Dierckman was a Seventh Circuit opinion. While the U.S. Supreme Court has not addressed the constitutionality of the Swampbuster program, it has ruled unconstitutional a processing and floor tax imposed on cotton processors under the Agricultural Adjustment Act of 1933. United States v. Butler, 297 U.S. 1 (1936). The government claimed the Act was valid because the Spending Clause permitted the Congress to appropriate funds for the “general welfare” which in the case involved a Congressional effort to aid farmers during the Great Depression. The Court didn’t have to address that question because it determined that the power to regulate agriculture had been reserved to the states.

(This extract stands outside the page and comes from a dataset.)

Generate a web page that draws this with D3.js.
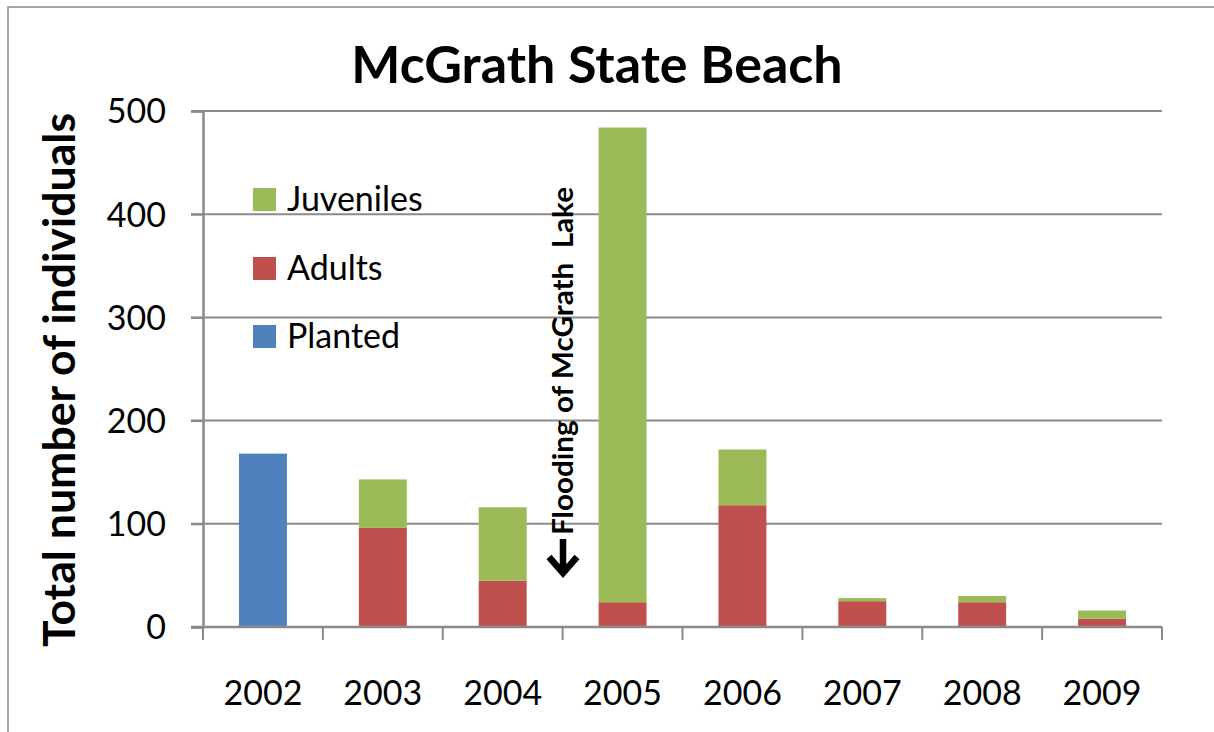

Since the Butler decision, Spending Clause jurisprudence has not really focused on the constitutionality of congressional spending. Instead, the focus has been on whether the conditions imposed on the receipt of federal taxpayer dollars achieve ends that are within the constitutionally enumerated powers of the Congress. See, e.g., South Dakota v. Dole, 483 U.S. 203 (1987)( conditioning receipt of federal highway funds on a state’s adoption of a twenty-one-year-old drinking age was sufficiently related to the funding program; the dissent noted, “If the spending power is to be limited only by Congress’ notion of the general welfare, the reality...is that the Spending Clause gives ‘power to the Congress...to become a parliament of the whole people, subject to no restrictions save such as are self-imposed.’ This...was not the Framers’ plan and it is not the meaning of the Spending Clause.”). In other words, the question is whether the conditions imposed on the receipt of funds are related to the program being funded and whether there are no other constitutional provisions that would be violated by the conditional grant of the funds.
Conclusion
Much has been happening in the Swampbuster world recently. The future of the current litigation should help provide more guidance on the issues that have been troublesome for awhile.